Dataset excerpt:
-- start --

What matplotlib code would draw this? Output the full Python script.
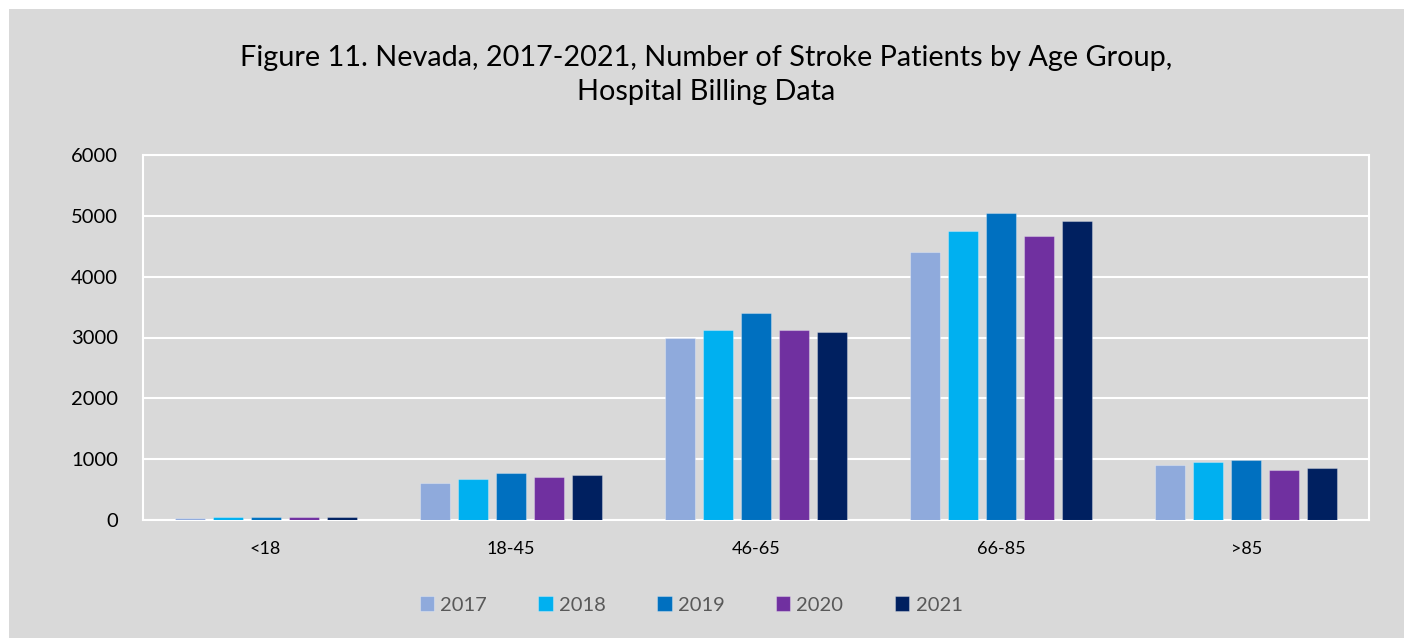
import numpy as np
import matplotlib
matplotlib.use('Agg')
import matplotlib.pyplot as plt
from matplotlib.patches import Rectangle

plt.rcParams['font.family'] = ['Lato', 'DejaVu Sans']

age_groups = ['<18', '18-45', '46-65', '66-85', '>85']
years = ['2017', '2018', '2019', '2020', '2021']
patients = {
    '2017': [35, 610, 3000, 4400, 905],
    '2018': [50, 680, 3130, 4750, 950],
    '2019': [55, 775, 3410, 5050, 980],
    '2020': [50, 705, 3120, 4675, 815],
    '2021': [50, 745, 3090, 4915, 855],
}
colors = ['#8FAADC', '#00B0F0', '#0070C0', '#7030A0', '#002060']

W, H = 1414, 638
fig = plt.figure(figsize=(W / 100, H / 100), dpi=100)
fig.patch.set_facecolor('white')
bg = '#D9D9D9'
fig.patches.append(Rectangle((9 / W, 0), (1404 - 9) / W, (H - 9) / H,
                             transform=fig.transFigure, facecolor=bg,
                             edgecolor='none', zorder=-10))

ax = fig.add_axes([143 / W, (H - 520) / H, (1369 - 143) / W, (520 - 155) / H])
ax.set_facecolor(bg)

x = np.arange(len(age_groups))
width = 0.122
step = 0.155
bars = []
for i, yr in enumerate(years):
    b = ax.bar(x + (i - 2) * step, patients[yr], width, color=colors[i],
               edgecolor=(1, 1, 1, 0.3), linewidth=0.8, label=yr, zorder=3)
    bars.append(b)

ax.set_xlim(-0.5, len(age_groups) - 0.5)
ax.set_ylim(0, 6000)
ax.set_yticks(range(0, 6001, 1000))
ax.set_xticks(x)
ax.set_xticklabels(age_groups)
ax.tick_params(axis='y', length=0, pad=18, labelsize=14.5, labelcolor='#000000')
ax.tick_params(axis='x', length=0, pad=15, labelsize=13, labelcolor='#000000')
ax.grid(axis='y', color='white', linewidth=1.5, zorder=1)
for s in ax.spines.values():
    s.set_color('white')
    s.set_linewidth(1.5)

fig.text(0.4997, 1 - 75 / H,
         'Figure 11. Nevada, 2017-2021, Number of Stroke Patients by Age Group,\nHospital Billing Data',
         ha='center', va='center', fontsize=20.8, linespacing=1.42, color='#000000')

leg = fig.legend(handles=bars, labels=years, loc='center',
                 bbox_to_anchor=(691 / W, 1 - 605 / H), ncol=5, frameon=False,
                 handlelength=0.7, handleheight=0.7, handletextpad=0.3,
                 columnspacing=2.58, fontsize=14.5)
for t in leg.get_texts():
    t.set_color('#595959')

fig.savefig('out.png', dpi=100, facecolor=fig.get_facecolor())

-- end --

Work to do: Pick out, from the lines above, every one that contains the string "matplotlib".

Solution to the exercise:
What matplotlib code would draw this? Output the full Python script.
import matplotlib
matplotlib.use('Agg')
import matplotlib.pyplot as plt
from matplotlib.patches import Rectangle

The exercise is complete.